Monday, June 25, 2012

Sorkin's The Newsroom: More Hard News, Less Human Interest, Please

I am an unrepentant Sorkinista. I love his wit, I love his wonkishness, I love the rapidity with which actors must deliver his dialog. If Aaron Sorkin needed someone to carry his bags or his cocaine or whatever, I would be first in line. So when, in eternal thanks to partner-in-crime and frequent guest blogger Natalie, I was able to sit down this morning with last night's premiere of The Newsroom via HBO Go, [which I now think of as HBO Go(d)], I was a happy girl. Seventy-three minutes later, I'm still happy, but a little more cautious.

Sorkin feasts on fast-paced workplaces that attract obsessive and idealistic people--we have his masterpiece The West Wing, but also Sports Night, Studio 60 on the Sunset Strip, and even A Few Good Men, which he adapted from his play. Newsroom, which takes place in the, um, newsroom of a cable television show hosted by Jeff Daniels's publicly bland but privately feisty Will McAvoy. So far so good. McAvoy has the cool jazz version of a Howard Beale meltdown during a public speaking appearance, and returns from a mandated vacation to find his executive producer, a dick named Don, has bolted along with most of his staff, and has been replaced, over his head and without his knowledge, by the drunken patriarch of the news division (a puckish Sam Waterston, looking like he'd been waiting all those years on Law & Order for the opportunity to say "fuck" this much). The new EP is Mackenzie McHale (I don't get the name either), a woman who Will used to date and who he now hates, for reasons the show isn't revealing yet.

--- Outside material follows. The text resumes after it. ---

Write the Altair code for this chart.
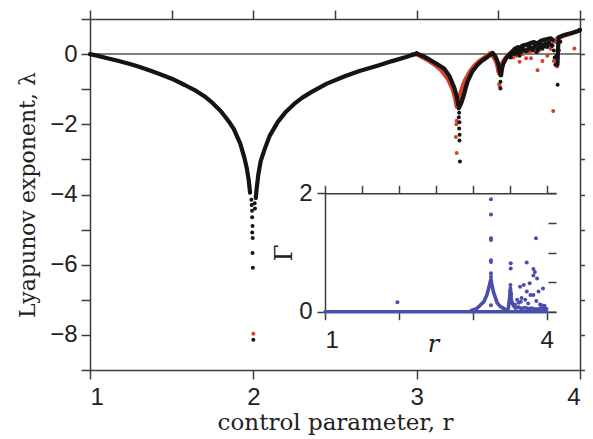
import altair as alt
import pandas as pd

# ---------------- main panel : black series (dense parts, read as polylines) ----------------
blk_a_r = [1.00, 1.05, 1.10, 1.17, 1.25, 1.30, 1.38, 1.45, 1.50, 1.58, 1.65, 1.70, 1.75, 1.80, 1.85, 1.88, 1.92, 1.945, 1.96, 1.972, 1.98]
blk_a_l = [0.00, -0.05, -0.11, -0.19, -0.29, -0.36, -0.49, -0.61, -0.70, -0.88, -1.05, -1.20, -1.39, -1.62, -1.92, -2.13, -2.55, -2.95, -3.25, -3.60, -3.95]
blk_b_r = [2.015, 2.02, 2.03, 2.045, 2.07, 2.10, 2.15, 2.20, 2.25, 2.30, 2.36, 2.45, 2.56, 2.65, 2.77, 2.85, 2.93, 3.00]
blk_b_l = [-4.10, -3.85, -3.45, -3.05, -2.70, -2.33, -1.93, -1.64, -1.42, -1.24, -1.07, -0.84, -0.63, -0.48, -0.32, -0.20, -0.09, 0.02]
blk_c_r = [3.00, 3.04, 3.08, 3.12, 3.168, 3.20, 3.23, 3.245, 3.255]
blk_c_l = [0.02, -0.06, -0.16, -0.27, -0.41, -0.62, -0.95, -1.20, -1.45]
blk_d_r = [3.262, 3.272, 3.28, 3.29, 3.30, 3.311, 3.34, 3.372, 3.40, 3.434, 3.465]
blk_d_l = [-1.50, -1.40, -1.30, -1.15, -0.97, -0.79, -0.50, -0.31, -0.19, -0.08, 0.03]
blk_e_r = [3.465, 3.48, 3.49, 3.50, 3.508, 3.513]
blk_e_l = [0.03, -0.05, -0.15, -0.28, -0.45, -0.60]
blk_f_r = [3.517, 3.522, 3.53, 3.545, 3.56, 3.57]
blk_f_l = [-0.60, -0.42, -0.28, -0.14, -0.05, 0.00]
blk_g_r = [3.575, 3.59, 3.60, 3.62, 3.63, 3.64, 3.66, 3.68, 3.70, 3.72, 3.74, 3.76, 3.78, 3.80, 3.82, 3.835]
blk_g_l = [0.02, 0.10, 0.15, 0.20, 0.12, 0.22, 0.26, 0.28, 0.32, 0.34, 0.30, 0.38, 0.41, 0.43, 0.45, 0.40]
blk_g2_r = [3.585, 3.60, 3.615, 3.63, 3.65, 3.67, 3.69, 3.71, 3.73, 3.75, 3.77, 3.79, 3.81, 3.83]
blk_g2_l = [0.00, 0.06, 0.02, 0.10, 0.14, 0.08, 0.18, 0.14, 0.22, 0.17, 0.26, 0.22, 0.30, 0.24]
blk_h_r = [3.862, 3.866, 3.87, 3.89, 3.91, 3.93, 3.95, 3.97, 3.99, 4.00]
blk_h_l = [-0.30, 0.20, 0.48, 0.52, 0.55, 0.58, 0.60, 0.63, 0.66, 0.69]

# black isolated points
blk_pt_r = [1.988, 1.99, 1.992, 1.993, 1.995, 1.993, 1.996, 1.995, 1.997, 2.00, 2.008, 2.01,
            3.258, 3.26, 3.258, 3.262, 3.26, 3.263, 3.262, 3.265, 3.513, 3.513,
            3.575, 3.60, 3.62, 3.63, 3.64, 3.65, 3.67, 3.69, 3.70, 3.71, 3.72, 3.735, 3.74, 3.76,
            3.77, 3.78, 3.79, 3.80, 3.81, 3.83, 3.84, 3.845, 3.85, 3.855, 3.863, 3.87, 3.88]
blk_pt_l = [-4.15, -4.30, -4.46, -4.65, -4.90, -5.08, -5.24, -5.67, -6.09, -8.14, -4.25, -4.40,
            -1.55, -1.67, -1.80, -1.94, -2.12, -2.30, -2.46, -3.06, -0.79, -0.98,
            -0.10, 0.00, 0.10, -0.05, 0.05, 0.15, 0.10, 0.22, 0.18, 0.10, 0.22, 0.05, 0.12, 0.25,
            0.15, 0.22, 0.30, 0.20, 0.33, 0.25, 0.10, -0.10, -0.30, -0.05, -0.87, 0.10, 0.35]

# ---------------- main panel : red series (visible where it departs from the black one) ----------------
red_c_r = [2.97, 3.00, 3.03, 3.07, 3.11, 3.15, 3.19, 3.22, 3.235, 3.245]
red_c_l = [-0.01, 0.00, -0.08, -0.18, -0.30, -0.46, -0.70, -1.00, -1.25, -1.50]
red_d_r = [3.25, 3.26, 3.275, 3.295, 3.325, 3.355, 3.385, 3.42, 3.45]
red_d_l = [-1.50, -1.25, -1.00, -0.75, -0.50, -0.32, -0.19, -0.08, 0.02]
red_e_r = [3.45, 3.47, 3.485, 3.495, 3.50]
red_e_l = [0.02, -0.08, -0.20, -0.35, -0.50]
red_f_r = [3.505, 3.515, 3.53, 3.55, 3.565]
red_f_l = [-0.55, -0.35, -0.20, -0.08, 0.00]
red_g_r = [3.57, 3.59, 3.61, 3.63, 3.66, 3.70, 3.74, 3.78, 3.82, 3.85]
red_g_l = [0.00, 0.08, 0.15, 0.18, 0.24, 0.30, 0.32, 0.38, 0.42, 0.35]
red_h_r = [3.86, 3.90, 3.94, 3.97, 4.00]
red_h_l = [0.45, 0.52, 0.58, 0.63, 0.68]

red_pt_r = [2.00, 3.245, 3.243, 3.24, 3.245, 3.505, 3.51, 3.59, 3.61, 3.63, 3.65, 3.67, 3.69,
            3.70, 3.74, 3.73, 3.75, 3.77, 3.80, 3.82, 3.84, 3.836, 3.85, 3.86, 3.965, 3.68, 3.72, 3.78]
red_pt_l = [-7.97, -1.90, -2.00, -2.36, -2.82, -0.86, -0.93, -0.10, -0.05, -0.22, 0.00, -0.12, 0.05,
            -0.12, -0.46, 0.07, 0.10, -0.20, -0.05, 0.15, -0.20, -1.62, -0.30, -0.35, 0.16, 0.12, 0.18, 0.26]

# ---------------- inset : Gamma (blue) ----------------
inset_base_r = [1.00, 4.00]
inset_base_g = [0.00, 0.00]
inset_bump_r = [2.98, 3.05, 3.10, 3.15, 3.19, 3.22, 3.235, 3.246, 3.26, 3.28, 3.30, 3.33, 3.37, 3.44]
inset_bump_g = [0.02, 0.05, 0.11, 0.17, 0.28, 0.42, 0.50, 0.55, 0.45, 0.33, 0.26, 0.15, 0.09, 0.04]
inset_band_r = [3.48, 3.50, 3.51, 3.52, 3.55, 3.58, 3.62, 3.66, 3.70, 3.75, 3.80, 3.85, 3.90, 3.95, 4.00]
inset_band_g = [0.05, 0.25, 0.40, 0.20, 0.10, 0.06, 0.08, 0.05, 0.07, 0.05, 0.06, 0.04, 0.05, 0.06, 0.05]

inset_pt_r = [1.98, 3.246, 3.246, 3.246, 3.246, 3.246, 3.246, 3.246, 3.246, 3.246, 3.246, 3.246,
              3.513, 3.513, 3.51, 3.505, 3.515, 3.50, 3.52, 3.73, 3.855, 3.82, 3.84, 3.82, 3.87,
              3.77, 3.69, 3.64, 3.73, 3.60, 3.66, 3.65, 3.78, 3.95, 3.89, 3.82, 3.75, 3.93, 3.98,
              3.57, 3.62, 3.71, 3.86, 3.91, 3.97]
inset_pt_g = [0.16, 1.90, 1.64, 1.24, 1.21, 0.87, 0.84, 0.65, 0.59, 0.51, 0.45, 0.11,
              0.82, 0.73, 0.45, 0.34, 0.23, 0.15, 0.30, 0.83, 1.24, 0.72, 0.67, 0.61, 0.56,
              0.48, 0.45, 0.42, 0.34, 0.20, 0.23, 0.17, 0.28, 0.39, 0.34, 0.28, 0.14, 0.11, 0.06,
              0.12, 0.15, 0.20, 0.18, 0.12, 0.10]

# ---------------- tick values ----------------
main_x_ticks = [1, 1.5, 2, 2.5, 3, 3.5, 4]
main_y_ticks = [-9, -8, -7, -6, -5, -4, -3, -2, -1, 0, 1]
inset_x_ticks = [1, 1.5, 2, 2.5, 3, 3.5, 4]
inset_y_ticks = [0, 0.5, 1, 1.5, 2]


def line_frame(segments):
    rows = []
    for name, rs, ls in segments:
        for i, (r, v) in enumerate(zip(rs, ls)):
            rows.append({"seg": name, "o": i, "r": r, "v": v})
    return pd.DataFrame(rows)


blk_lines = line_frame([("a", blk_a_r, blk_a_l), ("b", blk_b_r, blk_b_l), ("c", blk_c_r, blk_c_l),
                        ("d", blk_d_r, blk_d_l), ("e", blk_e_r, blk_e_l), ("f", blk_f_r, blk_f_l),
                        ("g", blk_g_r, blk_g_l), ("g2", blk_g2_r, blk_g2_l), ("h", blk_h_r, blk_h_l)])
red_lines = line_frame([("c", red_c_r, red_c_l), ("d", red_d_r, red_d_l), ("e", red_e_r, red_e_l),
                        ("f", red_f_r, red_f_l), ("g", red_g_r, red_g_l), ("h", red_h_r, red_h_l)])
blk_pts = pd.DataFrame({"r": blk_pt_r, "v": blk_pt_l})
red_pts = pd.DataFrame({"r": red_pt_r, "v": red_pt_l})
zero_df = pd.DataFrame({"r": [1.0], "r2": [4.0], "v": [0.0]})
inset_lines = line_frame([("base", inset_base_r, inset_base_g), ("bump", inset_bump_r, inset_bump_g),
                          ("band", inset_band_r, inset_band_g)])
inset_pts = pd.DataFrame({"r": inset_pt_r, "v": inset_pt_g})

BLACK = "#141414"
RED = "#d8402e"
BLUE = "#4a4fab"
AX = "#3c3c3c"
LABEL_FONT = "Liberation Sans"
TITLE_FONT = "DejaVu Serif"
LFS = 24

PW, PH = 490, 351


def xs():
    return alt.Scale(domain=[1, 4], nice=False, zero=False)


def ys():
    return alt.Scale(domain=[-9, 1], nice=False, zero=False)


def xis():
    return alt.Scale(domain=[1, 4.126], range=[235, 466], nice=False, zero=False)


def yis():
    return alt.Scale(domain=[0, 2], range=[292.7, 174.3], nice=False, zero=False)


common_axis = dict(domainColor=AX, domainWidth=1.5, tickColor=AX, tickWidth=1.5, grid=False,
                   labelFont=LABEL_FONT, labelFontSize=LFS, labelColor="#222")

ax_bottom = alt.Axis(orient="bottom", values=main_x_ticks, format="d", tickSize=9, labelPadding=6,
                     labelExpr="datum.value % 1 === 0 ? datum.label : ''",
                     title="control parameter, r", titleFont=TITLE_FONT, titleFontSize=23,
                     titleFontWeight="normal", titleColor="#222", titlePadding=2, **common_axis)
ax_left = alt.Axis(orient="left", values=main_y_ticks, format="d", tickSize=9, labelPadding=4,
                   labelExpr="datum.value % 2 === 0 ? datum.label : ''",
                   title="Lyapunov exponent, λ", titleFont=TITLE_FONT, titleFontSize=22,
                   titleFontWeight="normal", titleColor="#222", titlePadding=10, **common_axis)
ax_top = alt.Axis(orient="top", values=main_x_ticks, tickSize=9, labels=False, title=None, **common_axis)
ax_right = alt.Axis(orient="right", values=main_y_ticks, tickSize=9, labels=False, title=None, **common_axis)

ai_bottom = alt.Axis(orient="bottom", offset=-58.3, values=inset_x_ticks, format="d", tickSize=8,
                     labelPadding=9, labelExpr="datum.value === 1 || datum.value === 4 ? datum.label : ''",
                     title="r", titleFont=TITLE_FONT, titleFontSize=24, titleFontStyle="italic",
                     titleFontWeight="normal", titleColor="#222", titleBaseline="middle",
                     titleX=343, titleY=33, **common_axis)
ai_left = alt.Axis(orient="left", offset=-235, values=inset_y_ticks, format="d", tickSize=8, labelPadding=5,
                   labelExpr="datum.value === 0 || datum.value === 2 ? datum.label : ''",
                   title="Γ", titleFont=TITLE_FONT, titleFontSize=24, titleFontWeight="normal",
                   titleColor="#222", titlePadding=2, **common_axis)
ai_top = alt.Axis(orient="top", offset=-174.3, values=inset_x_ticks, tickSize=8, labels=False, title=None,
                  **common_axis)
ai_right = alt.Axis(orient="right", offset=-32, values=inset_y_ticks, tickSize=8, labels=False, title=None,
                    domain=False, **{k: v for k, v in common_axis.items() if not k.startswith("domain")})

zero_layer = alt.Chart(zero_df).mark_rule(color="#555", strokeWidth=1.5).encode(
    x=alt.X("r:Q", scale=xs(), axis=ax_bottom), x2="r2:Q",
    y=alt.Y("v:Q", scale=ys(), axis=ax_left))

red_line_layer = alt.Chart(red_lines).mark_line(color=RED, strokeWidth=4.2, strokeCap="round",
                                                strokeJoin="round").encode(
    x=alt.X("r:Q", scale=xs(), axis=ax_top), y=alt.Y("v:Q", scale=ys(), axis=ax_right),
    detail="seg:N", order="o:Q")
red_pt_layer = alt.Chart(red_pts).mark_circle(color=RED, size=16, opacity=1).encode(
    x=alt.X("r:Q", scale=xs(), axis=None), y=alt.Y("v:Q", scale=ys(), axis=None))
blk_line_layer = alt.Chart(blk_lines).mark_line(color=BLACK, strokeWidth=4.2, strokeCap="round",
                                                strokeJoin="round").encode(
    x=alt.X("r:Q", scale=xs(), axis=None), y=alt.Y("v:Q", scale=ys(), axis=None),
    detail="seg:N", order="o:Q")
blk_pt_layer = alt.Chart(blk_pts).mark_circle(color=BLACK, size=16, opacity=1).encode(
    x=alt.X("r:Q", scale=xs(), axis=None), y=alt.Y("v:Q", scale=ys(), axis=None))

inset_line_layer = alt.Chart(inset_lines).mark_line(color=BLUE, strokeWidth=3.6, strokeCap="round",
                                                    strokeJoin="round").encode(
    x=alt.X("r:Q", scale=xis(), axis=ai_bottom), y=alt.Y("v:Q", scale=yis(), axis=ai_left),
    detail="seg:N", order="o:Q")
inset_pt_layer = alt.Chart(inset_pts).mark_circle(color=BLUE, size=16, opacity=1).encode(
    x=alt.X("r:Q", scale=xis(), axis=ai_top), y=alt.Y("v:Q", scale=yis(), axis=ai_right))

chart = alt.layer(
    zero_layer, red_line_layer, red_pt_layer, blk_line_layer, blk_pt_layer,
    inset_line_layer, inset_pt_layer
).resolve_scale(x="independent", y="independent").properties(
    width=PW, height=PH,
    padding={"left": 82, "top": 11, "right": 5, "bottom": 68},
    autosize=alt.AutoSizeParams(type="none"),
    background="white",
).configure_view(stroke=None)

chart.save("out.html", embed_options={"renderer": "svg", "actions": False})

And that's about the only element of the personal lives of the major characters the show chooses to withhold. Which was my main problem with it. We've got the timid but smart and capable new associate producer Maggie ("It's Margaret. But Maggie's fine"), who is semi-dating dickish Don (who I suspect might not be going anywhere after all). Within, literally, minutes of arriving in the newsroom, Mackenzie is dispensing dating advice and trying to set up her senior producer Jim (who has the affability and floppy hair of his The Office namesake) with her. Like, hardcore. It all felt like too much too soon, and not at all what someone like Mackenzie would be spending her time on, at least before her job was even a sure thing. But I don't so much blame Sorkin for that as much as the "you must get an audience right now" mentality that assumes people, even those who watch 73-minute long premieres on HBO, lack the patience to get to know characters over the span of multiple episodes, or even seasons. Remember how long it took before we even knew Toby had a congresswoman ex-wife?*

But where the show really takes off, and takes a gamble that could either pay off huge or blow up in its collective face, is when, in the midst of personal posturing and squabbling, the Deepwater Horizon blows up. Yeah, that one. As opposed to The West Wing, which would riff on real news obliquely, Law & Order style, Newsroom is apparently taking place in the actual America of two years ago. This means that the show gets the chance to comment on and explore real stories and their cultural impact with the benefit of hindsight (the pay off huge option). It also runs the risk of a smug self-righteousness about identifying about what "really matters" in the news, with, well, the benefit of hindsight (the blow up option). The premiere contained a lot of "mission statement" speeches that indicate the need for and difficulty of sustaining news programming that is both intellectually serious and popular. The same can definitely be said for hour-long dramas, and I hope that Newsroom dials back the date-a-palooza, and instead focuses on dissecting recent history. I think that's where Sorkin's strengths lie anyway, and I have The Bachelorette if I'm interested in who's sharing the fantasy suite with whom.